• Work to be completed:
Find the line with "Convert this chart to Observable Plot code." and the line with "const yDom = [-0.85, 12.96];", then repeat both of them and every line in between exactly. Omit the pictures.

• Information shown:
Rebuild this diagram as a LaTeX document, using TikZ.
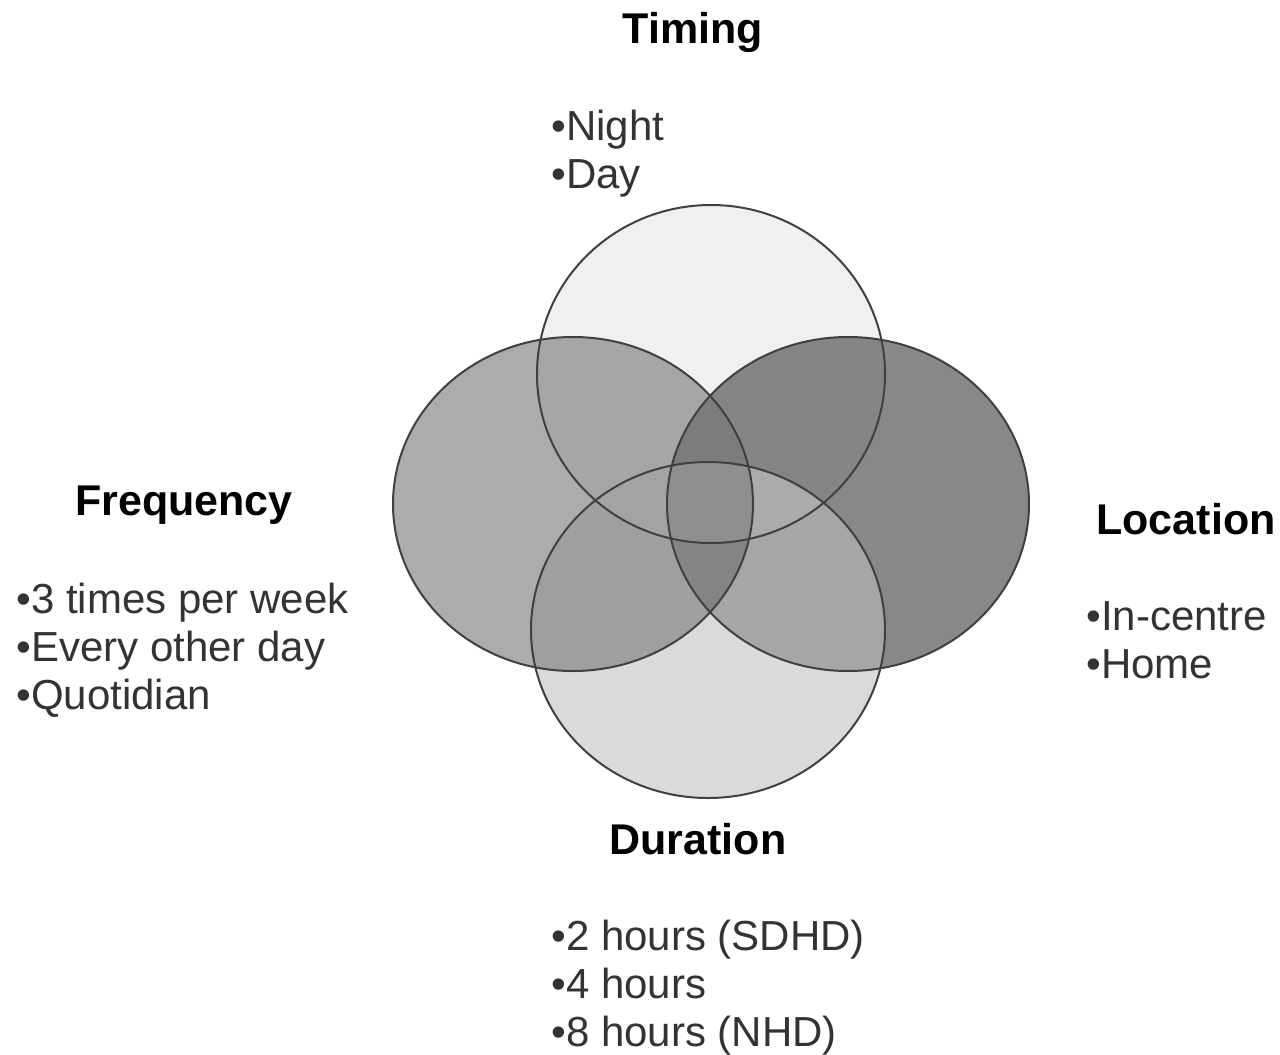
\documentclass[tikz,border=0pt]{standalone}
\usepackage{fontspec}
\setmainfont{Liberation Sans}
\begin{document}
\begin{tikzpicture}[x=0.5pt,y=-0.5pt,
  title/.style={font=\fontsize{21.5}{24}\selectfont\bfseries, text=black, inner sep=0pt, anchor=base},
  items/.style={font=\fontsize{21}{24}\selectfont, text=black!80, inner sep=0pt, anchor=base west, align=left},
  outline/.style={draw=black!75, line width=1pt}]
\useasboundingbox (0,0) rectangle (1280,1055);
\fill[white] (0,0) rectangle (1280,1055);
\def\pT{(711,374) ellipse [x radius=87pt, y radius=84.5pt]}
\def\pL{(573,504) ellipse [x radius=90pt, y radius=83.5pt]}
\def\pR{(848,504) ellipse [x radius=90.5pt, y radius=83.5pt]}
\def\pB{(708,630) ellipse [x radius=88.5pt, y radius=84pt]}
% singles
\fill[fill={rgb,255:red,240;green,240;blue,240}] \pT;
\fill[fill={rgb,255:red,218;green,218;blue,218}] \pB;
\fill[fill={rgb,255:red,172;green,172;blue,172}] \pL;
\fill[fill={rgb,255:red,136;green,136;blue,136}] \pR;
% pairs
\begin{scope}\clip \pT; \fill[fill={rgb,255:red,166;green,166;blue,166}] \pL; \end{scope}
\begin{scope}\clip \pT; \fill[fill={rgb,255:red,133;green,133;blue,133}] \pR; \end{scope}
\begin{scope}\clip \pB; \fill[fill={rgb,255:red,159;green,159;blue,159}] \pL; \end{scope}
\begin{scope}\clip \pB; \fill[fill={rgb,255:red,166;green,166;blue,166}] \pR; \end{scope}
\begin{scope}\clip \pL; \fill[fill={rgb,255:red,128;green,128;blue,128}] \pR; \end{scope}
\begin{scope}\clip \pT; \fill[fill={rgb,255:red,200;green,200;blue,200}] \pB; \end{scope}
% triples
\begin{scope}\clip \pT; \clip \pL; \fill[fill={rgb,255:red,124;green,124;blue,124}] \pR; \end{scope}
\begin{scope}\clip \pB; \clip \pL; \fill[fill={rgb,255:red,132;green,132;blue,132}] \pR; \end{scope}
\begin{scope}\clip \pT; \clip \pB; \fill[fill={rgb,255:red,163;green,163;blue,163}] \pL; \end{scope}
\begin{scope}\clip \pT; \clip \pB; \fill[fill={rgb,255:red,171;green,171;blue,171}] \pR; \end{scope}
% quadruple
\begin{scope}\clip \pT; \clip \pB; \clip \pL; \fill[fill={rgb,255:red,143;green,143;blue,143}] \pR; \end{scope}
% outlines
\draw[outline] \pT;
\draw[outline] \pL;
\draw[outline] \pR;
\draw[outline] \pB;
% texts (multi-line nodes: base is the last line)
\node[title] (timing) at (693,43) {Timing};
\node[items] (timingitems) at (551,188) {•Night\\•Day};
\node[title] (frequency) at (184,515) {Frequency};
\node[items] (frequencyitems) at (16,709) {•3 times per week\\•Every other day\\•Quotidian};
\node[title] (location) at (1186,534) {Location};
\node[items] (locationitems) at (1086,678) {•In-centre\\•Home};
\node[title] (duration) at (698,854) {Duration};
\node[items] (durationitems) at (551,1046) {•2 hours (SDHD)\\•4 hours\\•8 hours (NHD)};
\end{tikzpicture}
\end{document}
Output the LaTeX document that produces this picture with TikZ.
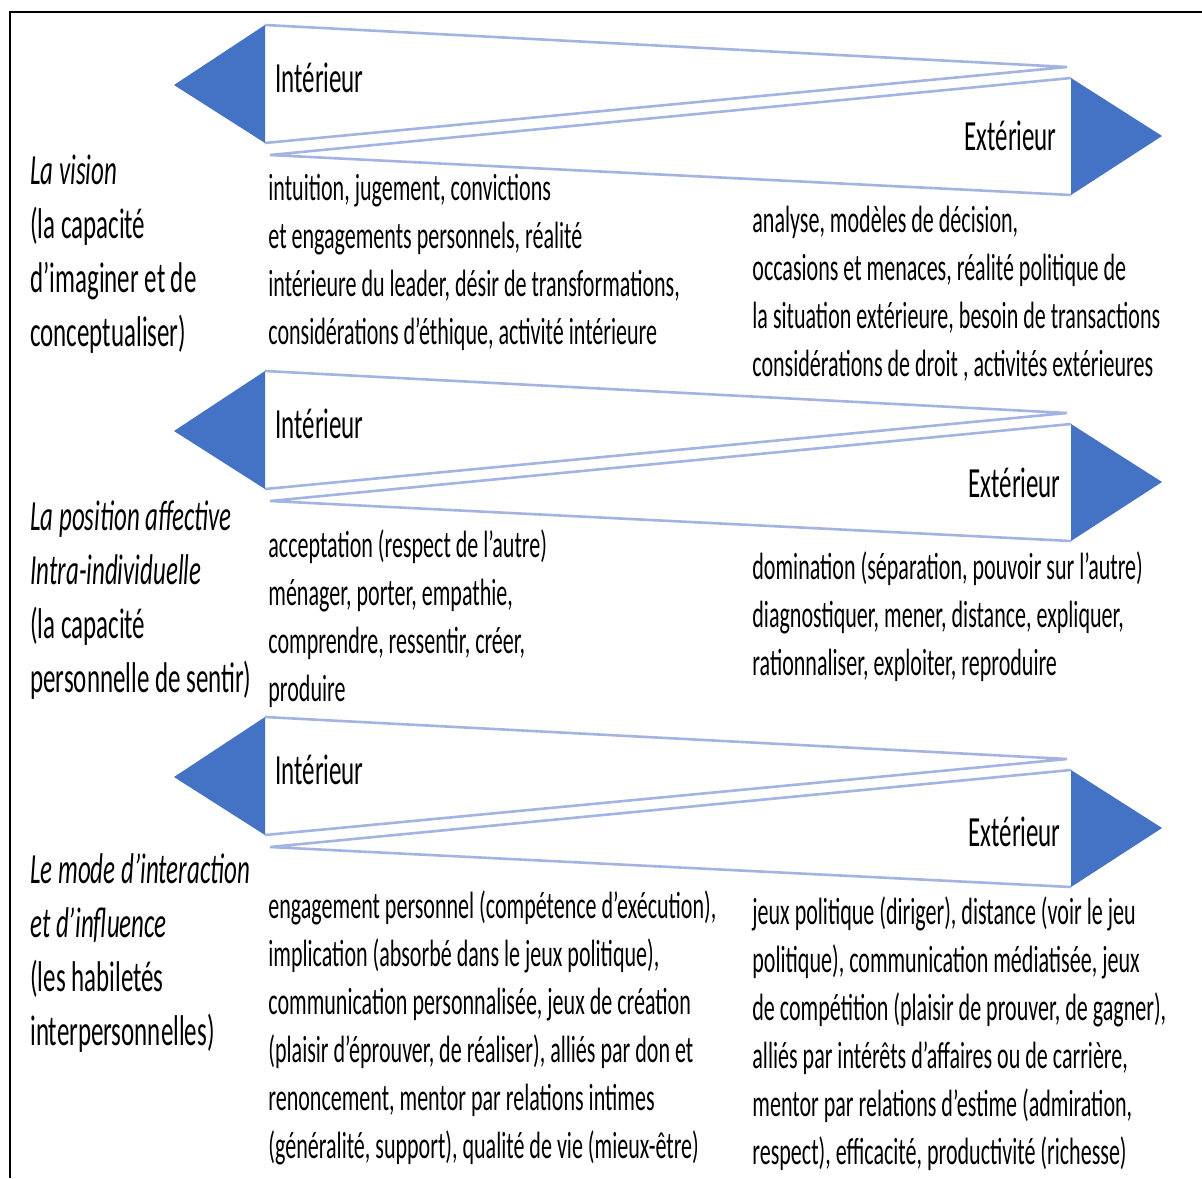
\documentclass[tikz,border=0pt]{standalone}
\usepackage{fontspec}
\setmainfont{Carlito}[FakeStretch=0.58]
\definecolor{triblue}{HTML}{4472C4}
\definecolor{wedgeblue}{HTML}{A3B4E2}
\begin{document}
\begin{tikzpicture}[x=0.5pt,y=-0.5pt,
  tri/.style={fill=triblue,draw=none},
  wedge/.style={draw=wedgeblue,line width=1.3pt,line join=miter},
  lab/.style={inner sep=0pt,font=\fontsize{21.5}{27}\selectfont},
  body/.style={inner sep=0pt,align=left,anchor=north west,font=\fontsize{19}{24}\selectfont},
  side/.style={inner sep=0pt,align=left,anchor=north west,font=\fontsize{21.5}{27}\selectfont}]
\useasboundingbox (0,0) rectangle (1202,1178);
\fill[white] (0,0) rectangle (1202,1178);
% frame
\draw[line width=1.2pt] (10,1178) -- (10,12) -- (1202,12);
% rows of arrows
\foreach \o/\n in {0/a,346/b,692/c}{
  \coordinate (\n LT) at (174,85+\o);
  \coordinate (\n LB1) at (265,25+\o);
  \coordinate (\n LB2) at (265,143+\o);
  \coordinate (\n RA) at (1067,67+\o);
  \coordinate (\n LA) at (270,155+\o);
  \coordinate (\n RB1) at (1071,78+\o);
  \coordinate (\n RB2) at (1071,195+\o);
  \coordinate (\n RT) at (1162,136+\o);
  \draw[wedge] (\n LB1) -- (\n RA) -- (\n LB2);
  \draw[wedge] (\n RB1) -- (\n LA) -- (\n RB2);
  \fill[tri] (\n LT) -- (\n LB1) -- (\n LB2) -- cycle;
  \fill[tri] (\n RT) -- (\n RB1) -- (\n RB2) -- cycle;
  \node[lab,anchor=base west] (\n int) at (275,92+\o) {Intérieur};
}
\node[lab,anchor=base east] (aext) at (1057,150) {Extérieur};
\node[lab,anchor=base east] (bext) at (1061,497) {Extérieur};
\node[lab,anchor=base east] (cext) at (1061,846) {Extérieur};
% left column (north = first baseline - 37.8)
\node[side] (s1) at (30,146) {\strut\textit{La vision}\\(la capacité\\d’imaginer et de\\conceptualiser)};
\node[side] (s2) at (30,492) {\strut\textit{La position affective}\\\textit{Intra-individuelle}\\(la capacité\\personnelle de sentir)};
\node[side] (s3) at (30,845) {\strut\textit{Le mode d’interaction}\\\textit{et d’influence}\\(les habiletés\\interpersonnelles)};
% middle column (north = first baseline - 33.6)
\node[body] (m1) at (268,166) {\strut intuition, jugement, convictions\\et engagements personnels, réalité\\intérieure du leader, désir de transformations,\\considérations d’éthique, activité intérieure};
\node[body] (m2) at (268,523) {\strut acceptation (respect de l’autre)\\ménager, porter, empathie,\\comprendre, ressentir, créer,\\produire};
\node[body] (m3) at (268,884) {\strut engagement personnel (compétence d’exécution),\\implication (absorbé dans le jeux politique),\\communication personnalisée, jeux de création\\(plaisir d’éprouver, de réaliser), alliés par don et\\renoncement, mentor par relations intimes\\(généralité, support), qualité de vie (mieux-être)};
% right column
\node[body] (r1) at (752,198) {\strut analyse, modèles de décision,\\occasions et menaces, réalité politique de\\la situation extérieure, besoin de transactions\\considérations de droit , activités extérieures};
\node[body] (r2) at (752,545) {\strut domination (séparation, pouvoir sur l’autre)\\diagnostiquer, mener, distance, expliquer,\\rationnaliser, exploiter, reproduire};
\node[body] (r3) at (752,890) {\strut jeux politique (diriger), distance (voir le jeu\\politique), communication médiatisée, jeux\\de compétition (plaisir de prouver, de gagner),\\alliés par intérêts d’affaires ou de carrière,\\mentor par relations d’estime (admiration,\\respect), efficacité, productivité (richesse)};
\end{tikzpicture}
\end{document}
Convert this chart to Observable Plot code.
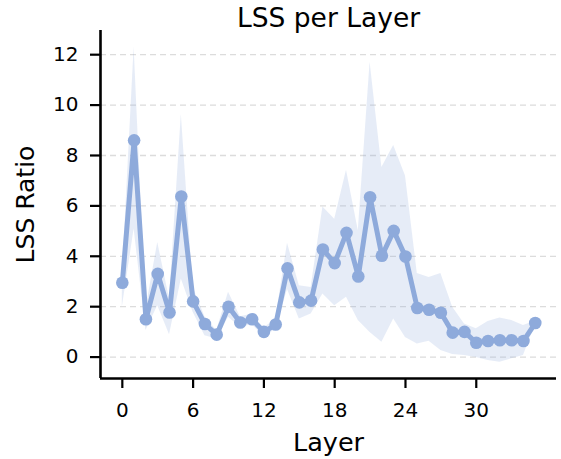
<!DOCTYPE html>
<html>
<head>
<meta charset="utf-8">
<script src="https://cdn.jsdelivr.net/npm/d3@7"></script>
<script src="https://cdn.jsdelivr.net/npm/@observablehq/plot@0.6"></script>
<style>
  html, body { margin: 0; padding: 0; background: white; }
</style>
</head>
<body>
<div id="chart"></div>
<script>
const layers = [0,1,2,3,4,5,6,7,8,9,10,11,12,13,14,15,16,17,18,19,20,21,22,23,24,25,26,27,28,29,30,31,32,33,34,35];
const lssMean = [2.95,8.60,1.50,3.30,1.77,6.37,2.21,1.31,0.89,2.00,1.37,1.50,1.00,1.29,3.52,2.17,2.24,4.27,3.73,4.93,3.20,6.34,4.02,5.01,3.99,1.95,1.88,1.76,0.97,1.00,0.57,0.64,0.67,0.67,0.64,1.35];
const lssHigh = [3.2,12.3,1.9,4.55,2.3,9.63,2.76,1.6,1.05,2.57,1.6,1.7,1.15,1.5,4.52,2.83,2.76,5.96,5.47,7.41,5.01,11.7,7.52,8.4,7.19,3.32,3.16,3.32,1.98,1.31,1.12,1.41,1.55,1.45,1.25,1.42];
const lssLow  = [1.98,5.08,1.05,2.04,0.89,3.10,1.78,0.85,0.72,1.58,1.18,1.28,0.83,1.08,2.68,1.51,1.71,2.50,2.04,2.37,1.45,0.98,0.59,1.51,0.78,0.52,0.63,0.26,0.10,0.06,-0.02,-0.14,-0.21,-0.07,0.06,1.28];
const xTicks = [0,6,12,18,24,30];
const yTicks = [0,2,4,6,8,10,12];
const titleText = "LSS per Layer";
const xLabel = "Layer";
const yLabel = "LSS Ratio";

const data = layers.map((l, i) => ({layer: l, v: lssMean[i], hi: lssHigh[i], lo: lssLow[i]}));
const color = "#8eaadb";
const xDom = [-1.85, 36.8];
const yDom = [-0.85, 12.96];

const chart = Plot.plot({
  width: 561,
  height: 459,
  marginLeft: 100,
  marginRight: 5,
  marginTop: 30,
  marginBottom: 81,
  style: {fontFamily: "DejaVu Sans", fontSize: "20px", background: "white", overflow: "visible"},
  x: {domain: xDom},
  y: {domain: yDom},
  marks: [
    Plot.ruleY(yTicks, {stroke: "#dcdcdc", strokeWidth: 1.3, strokeDasharray: "6,4"}),
    Plot.areaY(data, {x: "layer", y1: "lo", y2: "hi", fill: color, fillOpacity: 0.22}),
    Plot.lineY(data, {x: "layer", y: "v", stroke: color, strokeWidth: 5, strokeLinejoin: "round"}),
    Plot.dot(data, {x: "layer", y: "v", r: 6.3, fill: color}),
    Plot.axisX({ticks: xTicks, tickSize: 10, tickPadding: 14, fontSize: 20, strokeWidth: 2.2, stroke: "black", label: null}),
    Plot.axisY({ticks: yTicks, tickSize: 10, tickPadding: 12, fontSize: 20, strokeWidth: 2.2, stroke: "black", label: null}),
    Plot.ruleX([xDom[0]], {stroke: "black", strokeWidth: 2.6}),
    Plot.ruleY([yDom[0]], {stroke: "black", strokeWidth: 2.6}),
    Plot.text([titleText], {frameAnchor: "top", lineAnchor: "middle", textAnchor: "middle", dy: -12, fontSize: 26.5, fill: "black"}),
    Plot.text([xLabel], {frameAnchor: "bottom", lineAnchor: "middle", textAnchor: "middle", dy: 64, fontSize: 25.5, fill: "black"}),
    Plot.text([yLabel], {frameAnchor: "left", lineAnchor: "middle", textAnchor: "middle", dx: -75, rotate: -90, fontSize: 25, fill: "black"})
  ]
});
d3.select(chart).selectAll("g[aria-label$='tick label'] text, g[aria-label$='tick label']").style("font-size", "20px");
document.getElementById("chart").appendChild(chart);
</script>
</body>
</html>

• Output:
Convert this chart to Observable Plot code.
<!DOCTYPE html>
<html>
<head>
<meta charset="utf-8">
<script src="https://cdn.jsdelivr.net/npm/d3@7"></script>
<script src="https://cdn.jsdelivr.net/npm/@observablehq/plot@0.6"></script>
<style>
  html, body { margin: 0; padding: 0; background: white; }
</style>
</head>
<body>
<div id="chart"></div>
<script>
const layers = [0,1,2,3,4,5,6,7,8,9,10,11,12,13,14,15,16,17,18,19,20,21,22,23,24,25,26,27,28,29,30,31,32,33,34,35];
const lssMean = [2.95,8.60,1.50,3.30,1.77,6.37,2.21,1.31,0.89,2.00,1.37,1.50,1.00,1.29,3.52,2.17,2.24,4.27,3.73,4.93,3.20,6.34,4.02,5.01,3.99,1.95,1.88,1.76,0.97,1.00,0.57,0.64,0.67,0.67,0.64,1.35];
const lssHigh = [3.2,12.3,1.9,4.55,2.3,9.63,2.76,1.6,1.05,2.57,1.6,1.7,1.15,1.5,4.52,2.83,2.76,5.96,5.47,7.41,5.01,11.7,7.52,8.4,7.19,3.32,3.16,3.32,1.98,1.31,1.12,1.41,1.55,1.45,1.25,1.42];
const lssLow  = [1.98,5.08,1.05,2.04,0.89,3.10,1.78,0.85,0.72,1.58,1.18,1.28,0.83,1.08,2.68,1.51,1.71,2.50,2.04,2.37,1.45,0.98,0.59,1.51,0.78,0.52,0.63,0.26,0.10,0.06,-0.02,-0.14,-0.21,-0.07,0.06,1.28];
const xTicks = [0,6,12,18,24,30];
const yTicks = [0,2,4,6,8,10,12];
const titleText = "LSS per Layer";
const xLabel = "Layer";
const yLabel = "LSS Ratio";

const data = layers.map((l, i) => ({layer: l, v: lssMean[i], hi: lssHigh[i], lo: lssLow[i]}));
const color = "#8eaadb";
const xDom = [-1.85, 36.8];
const yDom = [-0.85, 12.96];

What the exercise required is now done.